• _Set exercise_: Look for the string "code" in the lines and copy each line that has it.

• _Records for processing_:
'''

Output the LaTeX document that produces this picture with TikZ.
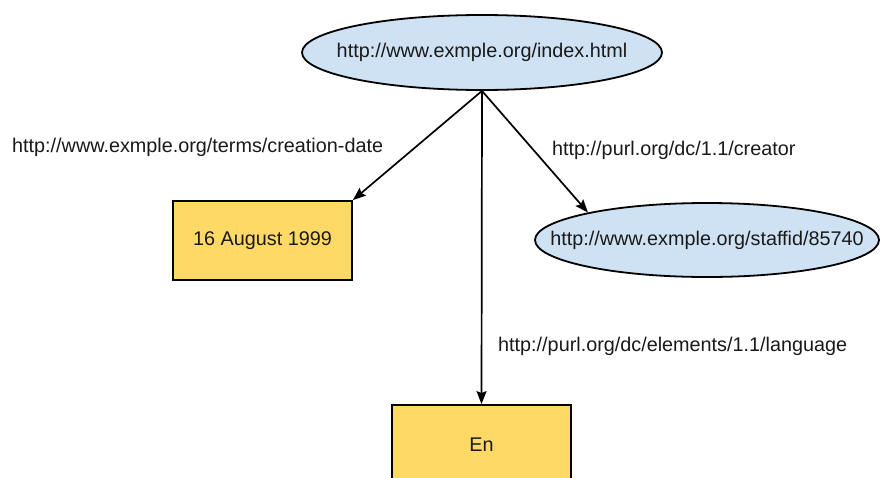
\documentclass[tikz,border=0pt]{standalone}
\usepackage{fontspec}
\setmainfont{Liberation Sans}
\usetikzlibrary{shapes.geometric,arrows.meta}
\definecolor{resfill}{HTML}{CFE2F3}
\definecolor{litfill}{HTML}{FFD966}
\definecolor{ink}{HTML}{1A1A1A}
\tikzset{
  every node/.style={font=\fontsize{19.8}{23}\selectfont, text=ink},
  resource/.style={ellipse, draw=black, line width=1.8pt, fill=resfill, inner sep=0pt},
  literal/.style={rectangle, draw=black, line width=1.8pt, fill=litfill, inner sep=0pt,
                  minimum width=179pt, minimum height=79pt},
  prop/.style={inner sep=0pt, anchor=west},
  link/.style={draw=black, line width=1.7pt, -{Stealth[length=13pt,width=10pt,inset=2pt]}}
}
% zero-width text so the ellipse takes its size from the minimum dimensions
\newcommand{\ovaltext}[1]{\makebox[0pt]{#1}}
\begin{document}
\begin{tikzpicture}[x=1pt,y=-1pt]
  \useasboundingbox (0,0) rectangle (881,477);
  \clip (0,0) rectangle (881,477);
  \fill[white] (0,0) rectangle (881,477);

  % subject and objects
  \node[resource, minimum width=360pt, minimum height=75pt] (page) at (482,52.5)
       {\ovaltext{http://www.exmple.org/index.html}};
  \node[literal] (date) at (262.5,240.5) {16 August 1999};
  \node[resource, minimum width=344pt, minimum height=74pt] (staff) at (707,240)
       {\ovaltext{http://www.exmple.org/staffid/85740}};
  \node[literal] (lang) at (481.5,444.5) {En};

  % predicate labels
  \node[prop] (pdate) at (12,147) {http://www.exmple.org/terms/creation-date};
  \node[prop] (pcreator) at (552,150) {http://purl.org/dc/1.1/creator};
  \node[prop] (plang) at (498,346) {http://purl.org/dc/elements/1.1/language};

  % statements
  \draw[link] (page.south) -- (date.north east);
  \draw[link] (page.south) -- (staff.167);
  \draw[link] (page.south) -- (lang.north);
\end{tikzpicture}
\end{document}
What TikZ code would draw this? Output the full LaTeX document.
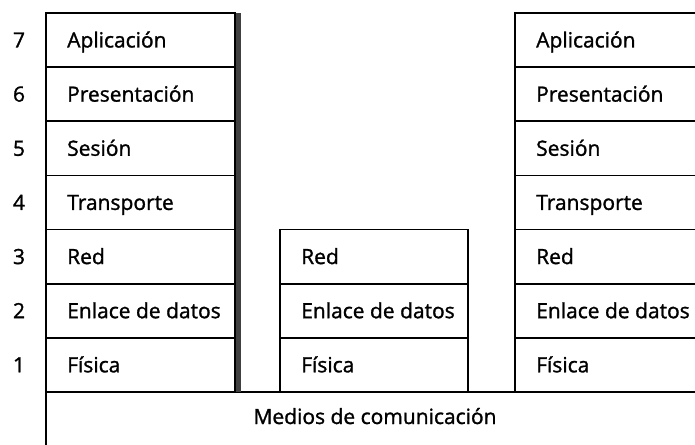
\documentclass[tikz,border=0pt]{standalone}
\usepackage{fontspec}
\setmainfont{Open Sans}
\newfontface\semib{Open Sans}[FakeBold=1.3]
\begin{document}
\begin{tikzpicture}[x=1pt,y=-1pt,
  lbl/.style={font=\semib\fontsize{21}{25}\selectfont},
  cell/.style={draw, line width=1.6pt, anchor=north west, outer sep=0pt,
    minimum height=54.14pt, inner sep=0pt},
  txt/.style={lbl, anchor=base west, inner sep=0pt},
  num/.style={lbl, anchor=base}]
\useasboundingbox (0,0) rectangle (695,444);
% communication medium
\node[cell, minimum width=700pt, minimum height=80pt] (medio) at (46,392) {};
\node[lbl, anchor=base] (mtext) at (375,424) {Medios de comunicación};
% shaded edge of left stack
\fill[black!75] (235,13) rectangle (241,392);
% left and right stacks
\foreach \t [count=\i] in {Aplicación,Presentación,Sesión,Transporte,Red,Enlace de datos,Física}{
  \node[cell, minimum width=189pt] (L\i) at (46,{13+54.14*(\i-1)}) {};
  \node[txt] (LT\i) at (67,{13+54.14*(\i-1)+34.5}) {\t};
  \pgfmathtruncatemacro{\n}{8-\i}
  \node[num] (N\i) at (19,{13+54.14*(\i-1)+34.5}) {\n};
  \node[cell, minimum width=200pt] (R\i) at (515,{13+54.14*(\i-1)}) {};
  \node[txt] (RT\i) at (536,{13+54.14*(\i-1)+34.5}) {\t};
}
% middle stack
\foreach \t [count=\i] in {Red,Enlace de datos,Física}{
  \node[cell, minimum width=188pt] (M\i) at (280,{13+54.14*(\i+3)}) {};
  \node[txt] (MT\i) at (301,{13+54.14*(\i+3)+34.5}) {\t};
}
\end{tikzpicture}
\end{document}
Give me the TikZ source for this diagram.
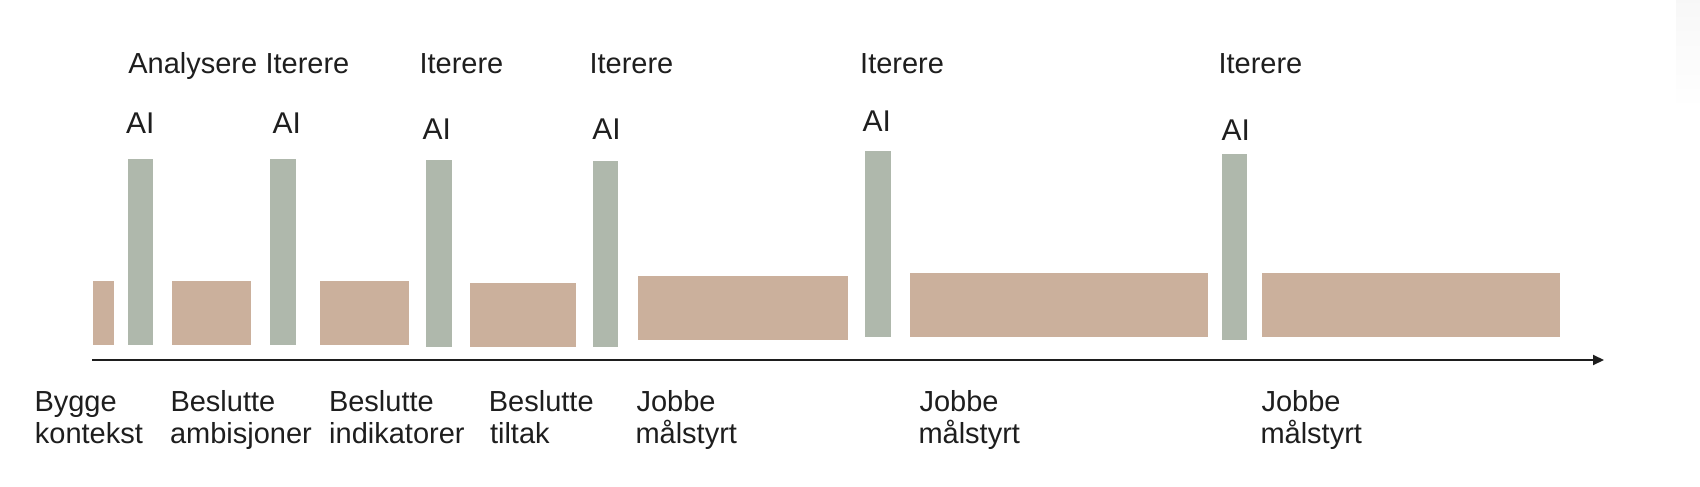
\documentclass[tikz,border=0pt]{standalone}
\usepackage{fontspec}
\setmainfont{Liberation Sans}
\usetikzlibrary{arrows.meta}
\definecolor{barbrown}{HTML}{CBB09C}
\definecolor{bargreen}{HTML}{AFB8AC}
\definecolor{inktext}{HTML}{1E1E1E}
\begin{document}
\begin{tikzpicture}[x=1pt,y=-1pt,
  lbl/.style={anchor=base west,inner sep=0pt,outer sep=0pt,text=inktext,font=\fontsize{29}{33}\selectfont},
  ailbl/.style={anchor=base west,inner sep=0pt,outer sep=0pt,text=inktext,font=\fontsize{30}{34}\selectfont},
  brownbar/.style={fill=barbrown},
  greenbar/.style={fill=bargreen}]
\useasboundingbox (0,0) rectangle (1700,487);
\fill[white] (0,0) rectangle (1700,487);
% faint edge shadow at right
\shade[top color=black!3, bottom color=white] (1676,0) rectangle (1700,110);
% brown bars
\fill[brownbar] (93,281) rectangle (114,345);
\fill[brownbar] (172,281) rectangle (251,345);
\fill[brownbar] (320,281) rectangle (408.5,345);
\fill[brownbar] (470,282.7) rectangle (576.4,347);
\fill[brownbar] (637.5,276) rectangle (848,340);
\fill[brownbar] (910,273.3) rectangle (1208.3,337.3);
\fill[brownbar] (1261.7,273.3) rectangle (1560.3,337.3);
% green bars
\fill[greenbar] (127.5,158.7) rectangle (153.2,345);
\fill[greenbar] (269.6,158.7) rectangle (295.7,345);
\fill[greenbar] (426.4,160.4) rectangle (451.8,347);
\fill[greenbar] (592.7,160.6) rectangle (618,347);
\fill[greenbar] (865.3,150.7) rectangle (891.3,337.3);
\fill[greenbar] (1222,153.8) rectangle (1247,340);
% axis
\coordinate (axstart) at (92,360);
\coordinate (axend) at (1604,360);
\draw[line width=2pt,draw=inktext,-{Triangle[length=11pt,width=10pt]}] (axstart) -- (axend);
% top labels
\node[lbl] (t1) at (128.3,73.3) {Analysere};
\node[lbl] (t2) at (265.5,73.3) {Iterere};
\node[lbl] (t3) at (419.5,73.3) {Iterere};
\node[lbl] (t4) at (589.5,73.3) {Iterere};
\node[lbl] (t5) at (860.2,73.3) {Iterere};
\node[lbl] (t6) at (1218.5,73.3) {Iterere};
% AI labels
\node[ailbl] (a1) at (126,133.3) {AI};
\node[ailbl] (a2) at (272.7,133.3) {AI};
\node[ailbl] (a3) at (422.7,139.3) {AI};
\node[ailbl] (a4) at (592.3,139.3) {AI};
\node[ailbl] (a5) at (862.7,131.7) {AI};
\node[ailbl] (a6) at (1221.7,140) {AI};
% bottom labels
\node[lbl] (b1a) at (34.5,411.7) {Bygge};
\node[lbl] (b1b) at (34.9,443.5) {kontekst};
\node[lbl] (b2a) at (170.5,411.7) {Beslutte};
\node[lbl] (b2b) at (170.0,443.5) {ambisjoner};
\node[lbl] (b3a) at (329.0,411.7) {Beslutte};
\node[lbl] (b3b) at (329.2,443.5) {indikatorer};
\node[lbl] (b4a) at (488.9,411.7) {Beslutte};
\node[lbl] (b4b) at (490.0,443.5) {tiltak};
\node[lbl] (b5a) at (636.5,411.7) {Jobbe};
\node[lbl] (b5b) at (635.5,443.5) {målstyrt};
\node[lbl] (b6a) at (919.5,411.7) {Jobbe};
\node[lbl] (b6b) at (918.5,443.5) {målstyrt};
\node[lbl] (b7a) at (1261.5,411.7) {Jobbe};
\node[lbl] (b7b) at (1260.5,443.5) {målstyrt};
\end{tikzpicture}
\end{document}
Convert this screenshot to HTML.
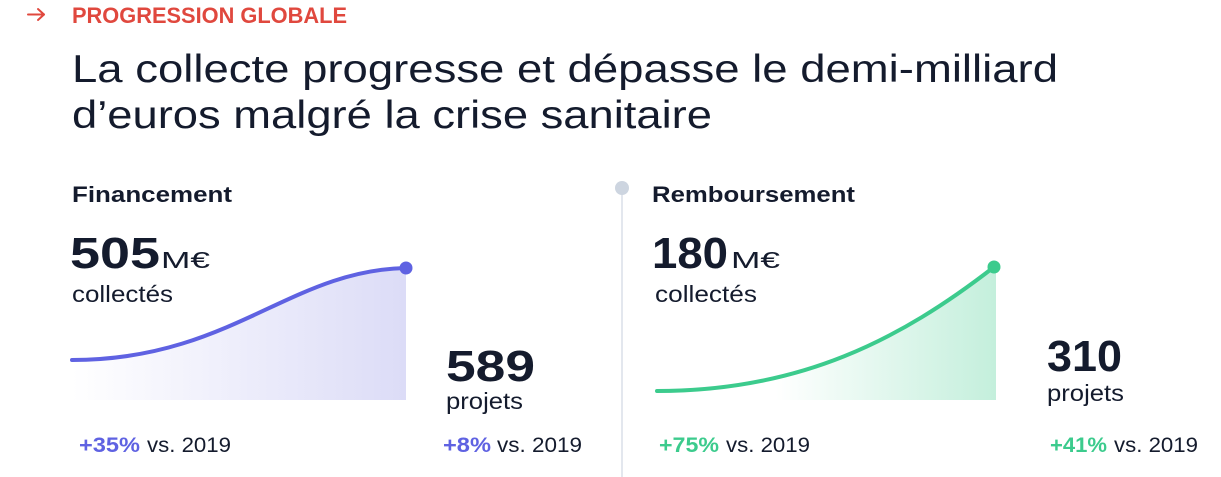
<!DOCTYPE html>
<html>
<head>
<meta charset="utf-8">
<style>
  html, body { margin: 0; padding: 0; background: #ffffff; }
  body { width: 1221px; height: 477px; overflow: hidden; }
  svg { display: block; }
  text { font-family: "Liberation Sans", Arial, sans-serif; }
</style>
</head>
<body>
<svg width="1221" height="477" viewBox="0 0 1221 477" xmlns="http://www.w3.org/2000/svg">
  <defs>
    <linearGradient id="g1" x1="0" y1="0" x2="1" y2="0">
      <stop offset="0" stop-color="#ffffff"/>
      <stop offset="1" stop-color="#dcdcf7"/>
    </linearGradient>
    <linearGradient id="g2" x1="0" y1="0" x2="1" y2="0">
      <stop offset="0" stop-color="#ffffff"/>
      <stop offset="0.35" stop-color="#ffffff"/>
      <stop offset="1" stop-color="#c4efdc"/>
    </linearGradient>
  </defs>

  <!-- Header -->
  <g stroke="#e0483e" stroke-width="2" fill="none" stroke-linecap="round" stroke-linejoin="round">
    <line x1="28" y1="14.5" x2="44" y2="14.5"/>
    <polyline points="38,9 44,14.5 38,20"/>
  </g>
  <text x="72" y="23" font-size="22" font-weight="700" fill="#e0483e" textLength="275" lengthAdjust="spacingAndGlyphs">PROGRESSION GLOBALE</text>

  <text x="72" y="82" font-size="39" fill="#141b2d" textLength="986" lengthAdjust="spacingAndGlyphs">La collecte progresse et dépasse le demi-milliard</text>
  <text x="72" y="128" font-size="39" fill="#141b2d" textLength="640" lengthAdjust="spacingAndGlyphs">d’euros malgré la crise sanitaire</text>

  <!-- Financement -->
  <text x="72" y="202" font-size="22" font-weight="700" fill="#141b2d" textLength="160" lengthAdjust="spacingAndGlyphs">Financement</text>
  <text x="70" y="268" font-size="44" font-weight="700" fill="#141b2d" textLength="90" lengthAdjust="spacingAndGlyphs">505</text>
  <text x="161" y="268" font-size="23" fill="#141b2d" textLength="49" lengthAdjust="spacingAndGlyphs">M€</text>
  <text x="72" y="302" font-size="23" fill="#141b2d" textLength="101" lengthAdjust="spacingAndGlyphs">collectés</text>

  <path d="M72,360 C230,360 290,270 406,268 L406,400 L72,400 Z" fill="url(#g1)"/>
  <path d="M72,360 C230,360 290,270 406,268" fill="none" stroke="#5f62e2" stroke-width="4" stroke-linecap="round"/>
  <circle cx="406" cy="268" r="6.5" fill="#5f62e2"/>

  <text x="446" y="381" font-size="44" font-weight="700" fill="#141b2d" textLength="89" lengthAdjust="spacingAndGlyphs">589</text>
  <text x="446" y="409" font-size="23" fill="#141b2d" textLength="77" lengthAdjust="spacingAndGlyphs">projets</text>

  <text x="79" y="452" font-size="21" font-weight="700" fill="#5f62e2" textLength="61" lengthAdjust="spacingAndGlyphs">+35%</text>
  <text x="147" y="452" font-size="21" fill="#141b2d" textLength="84" lengthAdjust="spacingAndGlyphs">vs. 2019</text>

  <text x="443" y="452" font-size="21" font-weight="700" fill="#5f62e2" textLength="48" lengthAdjust="spacingAndGlyphs">+8%</text>
  <text x="497" y="452" font-size="21" fill="#141b2d" textLength="85" lengthAdjust="spacingAndGlyphs">vs. 2019</text>

  <!-- Divider -->
  <line x1="622" y1="188" x2="622" y2="477" stroke="#e3e7ee" stroke-width="2"/>
  <circle cx="622" cy="188" r="7" fill="#cdd5e0"/>

  <!-- Remboursement -->
  <text x="652" y="202" font-size="22" font-weight="700" fill="#141b2d" textLength="203" lengthAdjust="spacingAndGlyphs">Remboursement</text>
  <text x="652" y="268" font-size="44" font-weight="700" fill="#141b2d" textLength="76" lengthAdjust="spacingAndGlyphs">180</text>
  <text x="731" y="268" font-size="23" fill="#141b2d" textLength="49" lengthAdjust="spacingAndGlyphs">M€</text>
  <text x="655" y="302" font-size="23" fill="#141b2d" textLength="102" lengthAdjust="spacingAndGlyphs">collectés</text>

  <path d="M657,391 C800,391 900,340 994,267 L996,267 L996,400 L657,400 Z" fill="url(#g2)"/>
  <path d="M657,391 C800,391 900,340 994,267" fill="none" stroke="#3ccb8d" stroke-width="4" stroke-linecap="round"/>
  <circle cx="994" cy="267" r="6.5" fill="#3ccb8d"/>

  <text x="1047" y="371" font-size="44" font-weight="700" fill="#141b2d" textLength="75" lengthAdjust="spacingAndGlyphs">310</text>
  <text x="1047" y="401" font-size="23" fill="#141b2d" textLength="77" lengthAdjust="spacingAndGlyphs">projets</text>

  <text x="659" y="452" font-size="21" font-weight="700" fill="#3ccb8d" textLength="60" lengthAdjust="spacingAndGlyphs">+75%</text>
  <text x="726" y="452" font-size="21" fill="#141b2d" textLength="84" lengthAdjust="spacingAndGlyphs">vs. 2019</text>

  <text x="1050" y="452" font-size="21" font-weight="700" fill="#3ccb8d" textLength="57" lengthAdjust="spacingAndGlyphs">+41%</text>
  <text x="1114" y="452" font-size="21" fill="#141b2d" textLength="84" lengthAdjust="spacingAndGlyphs">vs. 2019</text>
</svg>
</body>
</html>
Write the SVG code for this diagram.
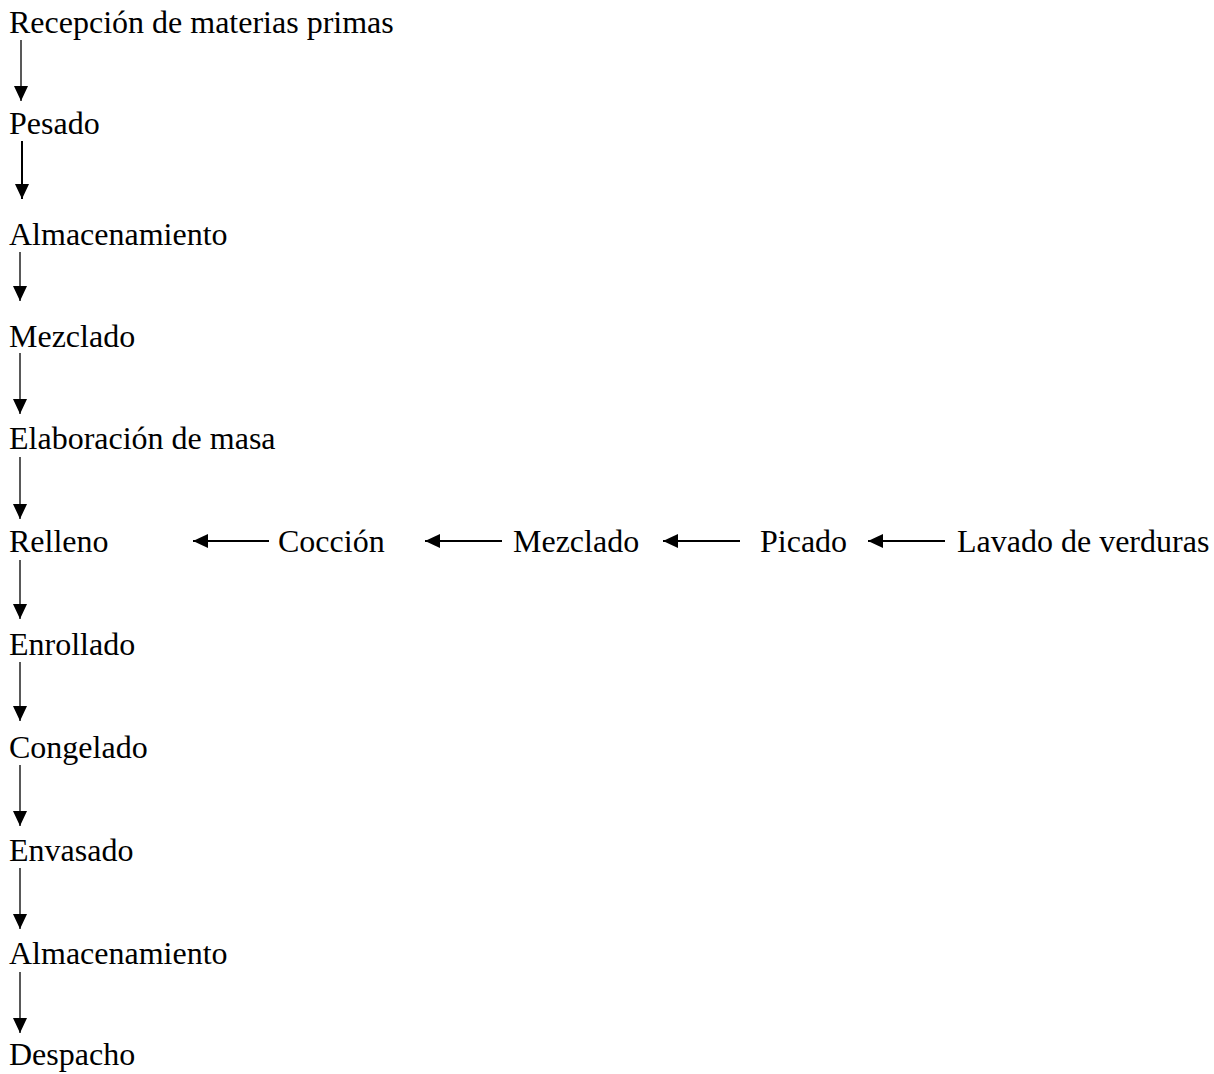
<svg xmlns="http://www.w3.org/2000/svg" width="1214" height="1074" viewBox="0 0 1214 1074">
<style>
text{font-family:"Liberation Serif","Times New Roman",serif;font-size:32px;fill:#000}
.v{stroke:#222;stroke-width:1.5;fill:none}
.vb{stroke:#000;stroke-width:2;fill:none}
.h{stroke:#000;stroke-width:2.2;fill:none}
</style>
<defs>
<marker id="ah" markerUnits="userSpaceOnUse" markerWidth="15" markerHeight="14" refX="15" refY="7" orient="auto" viewBox="0 0 15 14">
<path d="M0,0 L15,7 L0,14 Z" fill="#000"/>
</marker>
</defs>
<rect width="1214" height="1074" fill="#fff"/>
<g id="n1"><text x="9" y="33">Recepción de materias primas</text></g>
<g id="n2"><text x="9" y="134">Pesado</text></g>
<g id="n3"><text x="9" y="245">Almacenamiento</text></g>
<g id="n4"><text x="9" y="347">Mezclado</text></g>
<g id="n5"><text x="9" y="449">Elaboración de masa</text></g>
<g id="n6"><text x="9" y="552">Relleno</text></g>
<g id="n7"><text x="9" y="655">Enrollado</text></g>
<g id="n8"><text x="9" y="758">Congelado</text></g>
<g id="n9"><text x="9" y="861">Envasado</text></g>
<g id="n10"><text x="9" y="964">Almacenamiento</text></g>
<g id="n11"><text x="9" y="1065">Despacho</text></g>
<g id="s1"><text x="278" y="552">Cocción</text></g>
<g id="s2"><text x="513" y="552">Mezclado</text></g>
<g id="s3"><text x="760" y="552">Picado</text></g>
<g id="s4"><text x="957" y="552">Lavado de verduras</text></g>
<g id="connectors">
<line class="v" x1="21" y1="40" x2="21" y2="101" marker-end="url(#ah)"/>
<line class="vb" x1="22" y1="141" x2="22" y2="199" marker-end="url(#ah)"/>
<line class="v" x1="20" y1="252" x2="20" y2="301" marker-end="url(#ah)"/>
<line class="v" x1="20" y1="353" x2="20" y2="414" marker-end="url(#ah)"/>
<line class="v" x1="20" y1="457" x2="20" y2="519" marker-end="url(#ah)"/>
<line class="v" x1="20" y1="560" x2="20" y2="619" marker-end="url(#ah)"/>
<line class="v" x1="20" y1="662" x2="20" y2="721" marker-end="url(#ah)"/>
<line class="v" x1="20" y1="765" x2="20" y2="826" marker-end="url(#ah)"/>
<line class="v" x1="20" y1="868" x2="20" y2="929" marker-end="url(#ah)"/>
<line class="v" x1="20" y1="972" x2="20" y2="1033" marker-end="url(#ah)"/>
<line class="h" x1="269" y1="541" x2="193" y2="541" marker-end="url(#ah)"/>
<line class="h" x1="502" y1="541" x2="425" y2="541" marker-end="url(#ah)"/>
<line class="h" x1="740" y1="541" x2="663" y2="541" marker-end="url(#ah)"/>
<line class="h" x1="945" y1="541" x2="868" y2="541" marker-end="url(#ah)"/>
</g>
</svg>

'''

• _Result_:
What TikZ code would draw this? Output the full LaTeX document.
Write the SVG code for this diagram.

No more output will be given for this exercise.